7)      L’articolo 6, paragrafo 1, primo comma, lettere d) ed e), del regolamento 2016/679

deve essere interpretato nel senso che:

il trattamento di dati personali effettuato da un operatore di un social network online – consistente nel raccogliere dati degli utenti di tale social network provenienti da altri servizi del gruppo al quale appartiene tale operatore oppure derivanti dalla consultazione, da parte di tali utenti, di siti Internet o di applicazioni di terzi, nel mettere in relazione tali dati con l’account del social network di detti utenti e nell’utilizzare detti dati – non può, in linea di principio e ferma restando la verifica che deve essere effettuata dal giudice del rinvio, essere considerato necessario alla salvaguardia degli interessi vitali dell’interessato o di un’altra persona fisica, ai sensi della lettera d), oppure all’esecuzione di un compito di interesse pubblico o connesso all’esercizio di pubblici poteri di cui è investito il titolare del trattamento, ai sensi della lettera e).
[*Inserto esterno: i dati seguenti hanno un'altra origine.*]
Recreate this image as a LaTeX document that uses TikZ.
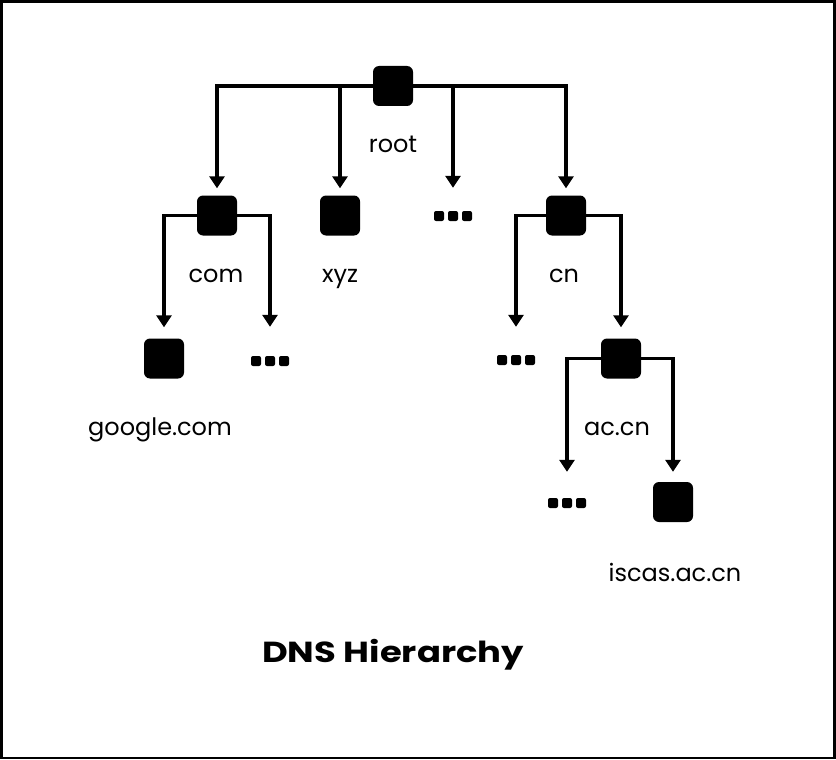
\documentclass[tikz,border=0pt]{standalone}
\usepackage{fontspec}
\setmainfont{Poppins}
\usetikzlibrary{arrows.meta}
\begin{document}
\begin{tikzpicture}[x=1pt,y=-1pt,
  box/.style={fill=black, rounded corners=6pt, minimum size=40pt, inner sep=0pt},
  dots/.style={minimum width=38pt, minimum height=10pt, inner sep=0pt,
    path picture={\fill[rounded corners=2pt]
      (path picture bounding box.south west) rectangle +(10pt,10pt)
      ([xshift=14pt]path picture bounding box.south west) rectangle +(10pt,10pt)
      ([xshift=28pt]path picture bounding box.south west) rectangle +(10pt,10pt);}},
  lbl/.style={anchor=base, inner sep=0pt, font=\fontsize{24}{27}\selectfont},
  conn/.style={line width=3.2pt, -{Triangle[width=15pt,length=12pt]}},
]
\useasboundingbox (0,0) rectangle (836,760);
\draw[line width=2.5pt] (1.5,1.5) rectangle (834.5,758);

% nodes
\node[box] (root) at (393,86) {};
\node[box] (com) at (217,215.5) {};
\node[box] (xyz) at (340,215.5) {};
\node[dots] (d1) at (453,216) {};
\node[box] (cn) at (566,215.5) {};
\node[box] (google) at (164,358.5) {};
\node[dots] (d2) at (270,361) {};
\node[dots] (d3) at (516,360) {};
\node[box] (accn) at (621,358.5) {};
\node[dots] (d4) at (567,503) {};
\node[box] (iscas) at (673,502) {};

% labels
\node[lbl] (lroot) at (393,152) {root};
\node[lbl] (lcom) at (216,282) {com};
\node[lbl] (lxyz) at (340,282) {xyz};
\node[lbl] (lcn) at (564,282) {cn};
\node[lbl] (lgoogle) at (160,435) {google.com};
\node[lbl] (laccn) at (617,435) {ac.cn};
\node[lbl] (liscas) at (675,581) {iscas.ac.cn};
\node[anchor=base, inner sep=0pt, font=\fontsize{29}{32}\selectfont\bfseries] (title) at (393,662) {\scalebox{1.22}[1]{DNS Hierarchy}};

% connectors
\draw[conn, shorten >=7pt] (root.center) -| (com.north);
\draw[conn, shorten >=7pt] (root.center) -| (xyz.north);
\draw[conn, shorten >=23pt] (root.center) -| (d1.north);
\draw[conn, shorten >=7pt] (root.center) -| (cn.north);
\draw[conn, shorten >=11pt] (com.center) -| (google.north);
\draw[conn, shorten >=29pt] (com.center) -| (d2.north);
\draw[conn, shorten >=28pt] (cn.center) -| (d3.north);
\draw[conn, shorten >=11pt] (cn.center) -| (accn.north);
\draw[conn, shorten >=26pt] (accn.center) -| (d4.north);
\draw[conn, shorten >=10pt] (accn.center) -| (iscas.north);
\end{tikzpicture}
\end{document}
8)      L’articolo 6, paragrafo 1, primo comma, lettera a), e l’articolo 9, paragrafo 2, lettera a), del regolamento 2016/679

devono essere interpretati nel senso che:

la circostanza che l’operatore di un social network online occupi una posizione dominante sul mercato dei social network online non osta, di per sé, a che gli utenti di tale social network possano validamente acconsentire, ai sensi dell’articolo 4, punto 11, di detto regolamento, al trattamento dei loro dati personali effettuato da tale operatore. Tale circostanza costituisce nondimeno un elemento importante per determinare se il consenso sia stato effettivamente prestato validamente e, in particolare, liberamente, circostanza che spetta a detto operatore dimostrare.

Firme


*      Lingua processuale: il tedesco.